_Data excerpt_

==================================================

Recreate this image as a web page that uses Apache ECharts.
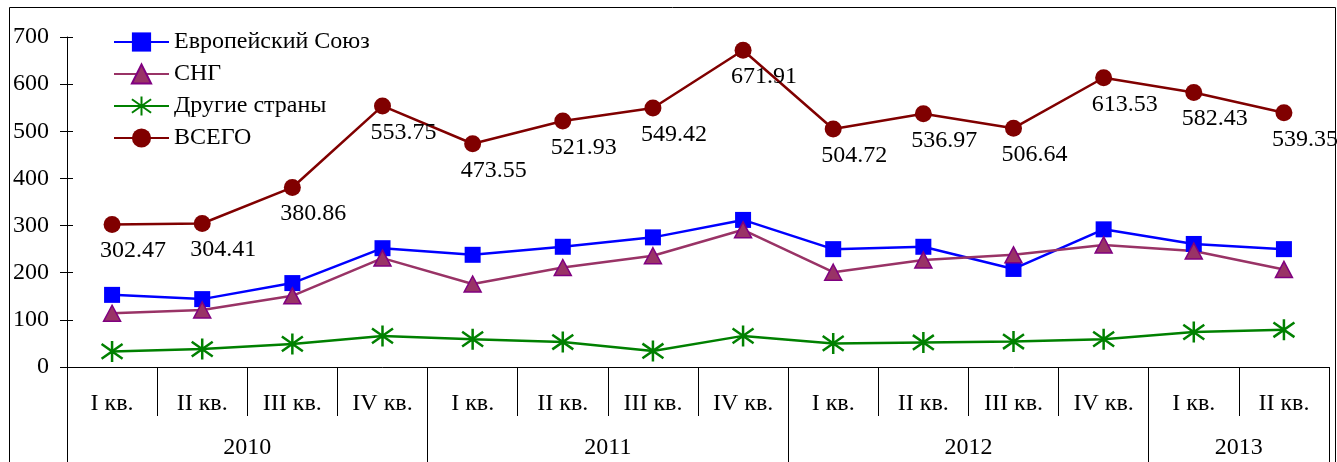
<!DOCTYPE html>
<html>
<head>
<meta charset="utf-8">
<script src="https://cdn.jsdelivr.net/npm/echarts@6/dist/echarts.min.js"></script>
<style>
html,body{margin:0;padding:0;background:#fff;}
#chart{width:1337px;height:462px;}
</style>
</head>
<body>
<div id="chart"></div>
<script>
const quarters = ['I кв.','II кв.','III кв.','IV кв.','I кв.','II кв.','III кв.','IV кв.','I кв.','II кв.','III кв.','IV кв.','I кв.','II кв.'];
const years = ['2010','2011','2012','2013'];
const quartersPerYear = [4,4,4,2];
const seriesNames = ['Европейский Союз','СНГ','Другие страны','ВСЕГО'];
const eu = [153,144,178,252,238,255,275,312,250,255,208,292,261,250];
const cis = [114,121,151,231,176,211,236,291,201,227,238,259,246,207];
const other = [33,38,49,66,59,53,34,66,50,52,54,59,74,79];
const total = [302.47,304.41,380.86,553.75,473.55,521.93,549.42,671.91,504.72,536.97,506.64,613.53,582.43,539.35];
const yMin = 0, yMax = 700, yStep = 100;

const boundaries = [0];
quartersPerYear.forEach(n => boundaries.push(boundaries[boundaries.length-1] + n));
const mids = quartersPerYear.map((n,i) => boundaries[i] + n/2);

const FONT = "'Liberation Serif','Times New Roman',serif";
const starPath = 'path://M10,0L10,20M1,3L19,17M1,17L19,3';

const chart = echarts.init(document.getElementById('chart'), null, {renderer:'canvas'});
chart.setOption({
  animation:false,
  backgroundColor:'#fff',
  textStyle:{fontFamily:FONT,color:'#000'},
  grid:{left:67,right:8,top:37,bottom:95,containLabel:false},
  legend:{
    orient:'vertical', left:108, top:25, padding:5, itemWidth:55, itemHeight:24, itemGap:8, itemTextGap:6,
    textStyle:{fontFamily:FONT,fontSize:24,color:'#000'},
    data:seriesNames
  },
  xAxis:[
    {type:'category', data:quarters, boundaryGap:true, position:'bottom',
     axisLine:{show:true,lineStyle:{color:'#000',width:1}},
     axisTick:{show:true,interval:0,length:49,lineStyle:{color:'#000',width:1}},
     axisLabel:{interval:0,margin:25,fontFamily:FONT,fontSize:24,color:'#000'},
     splitLine:{show:false}},
    {type:'value', min:0, max:quarters.length, position:'bottom', offset:0,
     axisLine:{show:false},
     axisTick:{show:true,customValues:boundaries,length:95,lineStyle:{color:'#000',width:1}},
     axisLabel:{show:true,customValues:mids,margin:69,fontFamily:FONT,fontSize:24,color:'#000',
       formatter:function(v){const i=mids.findIndex(m=>Math.abs(m-v)<1e-6);return i>=0?years[i]:'';}},
     splitLine:{show:false}}
  ],
  yAxis:[
    {type:'value', min:yMin, max:yMax, interval:yStep, position:'left',
     axisLine:{show:true,lineStyle:{color:'#000',width:1}},
     axisTick:{show:true,inside:false,length:7,lineStyle:{color:'#000',width:1}},
     axisLabel:{margin:18,fontFamily:FONT,fontSize:24,color:'#000'},
     splitLine:{show:false}},
    {type:'value', min:yMin, max:yMax, interval:yStep, position:'left', offset:0,
     axisLine:{show:false},
     axisTick:{show:true,inside:true,length:6,lineStyle:{color:'#000',width:1}},
     axisLabel:{show:false},
     splitLine:{show:false}}
  ],
  series:[
    {name:seriesNames[0], type:'line', data:eu, symbol:'rect', symbolSize:16,
     lineStyle:{color:'#0000FF',width:2.5}, itemStyle:{color:'#0000FF'}},
    {name:seriesNames[1], type:'line', data:cis, symbol:'triangle', symbolSize:[17,16],
     lineStyle:{color:'#993366',width:2.5}, itemStyle:{color:'#993366',borderColor:'#800080',borderWidth:1.5}},
    {name:seriesNames[2], type:'line', data:other, symbol:starPath, symbolSize:21,
     lineStyle:{color:'#008000',width:2.5}, itemStyle:{color:'#008000',borderColor:'#008000',borderWidth:2.5}},
    {name:seriesNames[3], type:'line', data:total, symbol:'circle', symbolSize:17,
     lineStyle:{color:'#800000',width:2.5}, itemStyle:{color:'#800000'},
     label:{show:true,position:'bottom',distance:6,offset:[21,0],fontFamily:FONT,fontSize:24,color:'#000',
       formatter:function(p){return p.value.toFixed(2);}}}
  ],
  graphic:[
    {type:'rect', shape:{x:9.5,y:7.5,width:1326,height:470}, style:{fill:'none',stroke:'#000',lineWidth:1}, silent:true, z:-1}
  ]
});
</script>
</body>
</html>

==================================================

_Exercise aim_
Leave out the pictures. Transcribe only the lines above, from the first through the one that contains "const mids = quartersPerYear.map((n,i)".

_Finished exercise_
Recreate this image as a web page that uses Apache ECharts.
<!DOCTYPE html>
<html>
<head>
<meta charset="utf-8">
<script src="https://cdn.jsdelivr.net/npm/echarts@6/dist/echarts.min.js"></script>
<style>
html,body{margin:0;padding:0;background:#fff;}
#chart{width:1337px;height:462px;}
</style>
</head>
<body>
<div id="chart"></div>
<script>
const quarters = ['I кв.','II кв.','III кв.','IV кв.','I кв.','II кв.','III кв.','IV кв.','I кв.','II кв.','III кв.','IV кв.','I кв.','II кв.'];
const years = ['2010','2011','2012','2013'];
const quartersPerYear = [4,4,4,2];
const seriesNames = ['Европейский Союз','СНГ','Другие страны','ВСЕГО'];
const eu = [153,144,178,252,238,255,275,312,250,255,208,292,261,250];
const cis = [114,121,151,231,176,211,236,291,201,227,238,259,246,207];
const other = [33,38,49,66,59,53,34,66,50,52,54,59,74,79];
const total = [302.47,304.41,380.86,553.75,473.55,521.93,549.42,671.91,504.72,536.97,506.64,613.53,582.43,539.35];
const yMin = 0, yMax = 700, yStep = 100;

const boundaries = [0];
quartersPerYear.forEach(n => boundaries.push(boundaries[boundaries.length-1] + n));
const mids = quartersPerYear.map((n,i) => boundaries[i] + n/2);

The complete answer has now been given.